Poros Teldonton ini tidak dapat dilihat dengan pendekatan politis semata. Namun juga menunjuk pada aspek religius yang tidak pula dapat dipisahkan dari Perang Salib.
Pada saat yang bersamaan pertentangan ideologis antara Yahudi dan Islam semakin meningkat. Zionis yang pada awalnya mendapatkan sokongan dari Inggris bergeser perhatiannya ke Amerika Serikat pasca negara koloni Inggris itu merdeka dan menjadikan Amerika Serikat sebagai tameng pelindung Israel. Dalam kaitan ini kita bisa melihat banyaknya hak veto Amerika guna melindungi Israel.
Amerika Serikat telah memveto resolusi yang mengkritik Israel lebih banyak daripada anggota dewan lainnya, yakni empat puluh lima kali per 18 Desember 2023. Amerika Serikat telah memveto sebanyak delapan puluh sembilan resolusi Dewan Keamanan PBB secara total sejak 1945, yang berarti lebih dari separuh vetonya digunakan untuk memveto resolusi yang mengkritik Israel.
Dari resolusi DK PBB yang diveto, tiga puluh tiga di antaranya berkaitan dengan pendudukan Israel atas wilayah Palestina atau perlakuan negara itu terhadap rakyat Palestina.
Amerika Serikat pertama kali menggunakan hak veto guna melindungi Israel pada tahun 1972. Saat itu, Washington memveto rancangan resolusi yang berisi tentang keprihatinan akan situasi yang memburuk di Timur Tengah akibat adanya agresi militer yang dilancarkan oleh Israel di perbatasan Lebanon.
Setelah itu, Amerika Serikat sering menggunakan hak vetonya untuk menghentikan resolusi yang mengkritik Israel. Antara tahun 1982 dan 1990, Amerika Serikat telah menggunakan hak veto untuk mendukung Israel sebanyak 21 kali.

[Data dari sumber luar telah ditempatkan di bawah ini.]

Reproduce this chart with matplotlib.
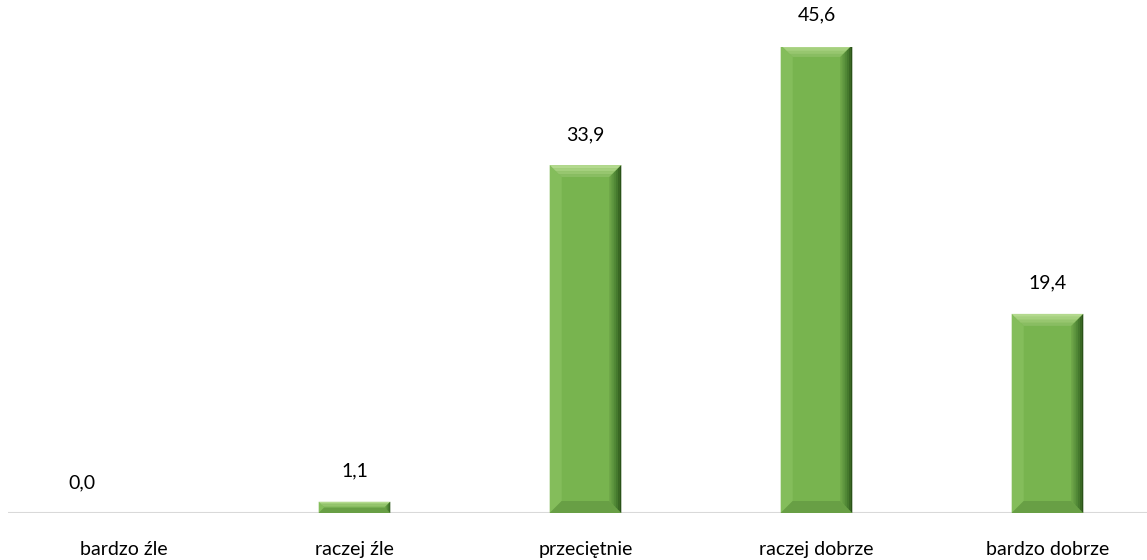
import matplotlib.pyplot as plt
from matplotlib.patches import Polygon

categories = ["bardzo źle", "raczej źle", "przeciętnie", "raczej dobrze", "bardzo dobrze"]
values = [0.0, 1.1, 33.9, 45.6, 19.4]
labels = ["0,0", "1,1", "33,9", "45,6", "19,4"]

plt.rcParams['font.family'] = ['Lato', 'DejaVu Sans']

fig = plt.figure(figsize=(11.47, 5.6), dpi=100)
ax = fig.add_axes([8 / 1147, 47 / 560, 1155 / 1147, 466 / 560])
ax.set_xlim(-0.5, 4.5)
ax.set_ylim(0, 45.4)

bar_w = 0.31
# pixel sizes in data units
px_x = 1.0 / 231
px_y = 45.4 / 466
bev = 12

base = "#78B44F"
right_shades = ["#6CA347", "#5F9740", "#528937", "#457A2E", "#386824", "#2A5218"]
top_shades = ["#B3D98E", "#A5D07E", "#97C66F", "#89BD62"]

for i, v in enumerate(values):
    if v <= 0:
        continue
    x0, x1 = i - bar_w / 2, i + bar_w / 2
    y0, y1 = 0, v
    by = min(bev * px_y, v / 2)
    bx = by / px_y * px_x
    ax.add_patch(Polygon([(x0, y0), (x1, y0), (x1, y1), (x0, y1)], closed=True,
                         facecolor=base, edgecolor="none", zorder=2))
    # left bevel
    ax.add_patch(Polygon([(x0, y0), (x0 + bx, y0 + by), (x0 + bx, y1 - by), (x0, y1)],
                         closed=True, facecolor="#84BD5B", edgecolor="none", zorder=3))
    # bottom bevel
    ax.add_patch(Polygon([(x0, y0), (x1, y0), (x1 - bx, y0 + by), (x0 + bx, y0 + by)],
                         closed=True, facecolor="#689F45", edgecolor="none", zorder=3))
    # top bevel gradient
    n = len(top_shades)
    for k in range(n):
        f0, f1 = k / n, (k + 1) / n
        ax.add_patch(Polygon([(x0 + bx * f0, y1 - by * f0), (x1 - bx * f0, y1 - by * f0),
                              (x1 - bx * f1, y1 - by * f1), (x0 + bx * f1, y1 - by * f1)],
                             closed=True, facecolor=top_shades[k], edgecolor="none", zorder=3))
    # right bevel gradient
    n = len(right_shades)
    for k in range(n):
        f0, f1 = k / n, (k + 1) / n
        xa, xb = x1 - bx * (1 - f0), x1 - bx * (1 - f1)
        ya0, yb0 = y0 + by * (1 - f0), y0 + by * (1 - f1)
        ya1, yb1 = y1 - by * (1 - f0), y1 - by * (1 - f1)
        ax.add_patch(Polygon([(xa, ya0), (xb, yb0), (xb, yb1), (xa, ya1)], closed=True,
                             facecolor=right_shades[k], edgecolor="none", zorder=3))

for i, (v, lab) in enumerate(zip(values, labels)):
    dx = -0.18 if v == 0 else 0
    ax.annotate(lab, (i + dx, v), xytext=(0, 22), textcoords="offset points",
                ha="center", va="center", fontsize=14, color="#000000",
                annotation_clip=False)

ax.axhline(0, color="#D9D9D9", lw=1.5, zorder=1)
ax.set_xticks(range(len(categories)))
ax.set_xticklabels(categories, fontsize=14)
ax.tick_params(axis="x", length=0, pad=20)
ax.set_yticks([])
for s in ax.spines.values():
    s.set_visible(False)

fig.savefig("out.png", dpi=100)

Jadi, hampir setengah dari total veto Amerika Serikat hanya untuk mendukung Israel. Resolusi-resolusi yang diveto tersebut mengkritik agresi Israel di Lebanon dan pendudukannya atas wilayah Palestina.
Pada tanggal 18 April 2024 hak veto digunakan Amerika Serikat untuk menolak rancangan resolusi Dewan Keamanan PBB yang menuntut keanggotaan penuh Negara Palestina di PBB. Dewan yang terdiri dari lima belas anggota itu mengadakan pertemuan di New York untuk melakukan pemungutan suara terhadap rancangan resolusi yang diajukan Aljazair.
Keanggotaan Palestina di PBB diblokir dengan dua belas suara dukungan, dan dua abstain, termasuk Inggris dan Swiss. Amerika Serikat, sebagai salah satu anggota tetap Dewan Keamanan, menggunakan hak vetonya untuk menjegal resolusi tersebut.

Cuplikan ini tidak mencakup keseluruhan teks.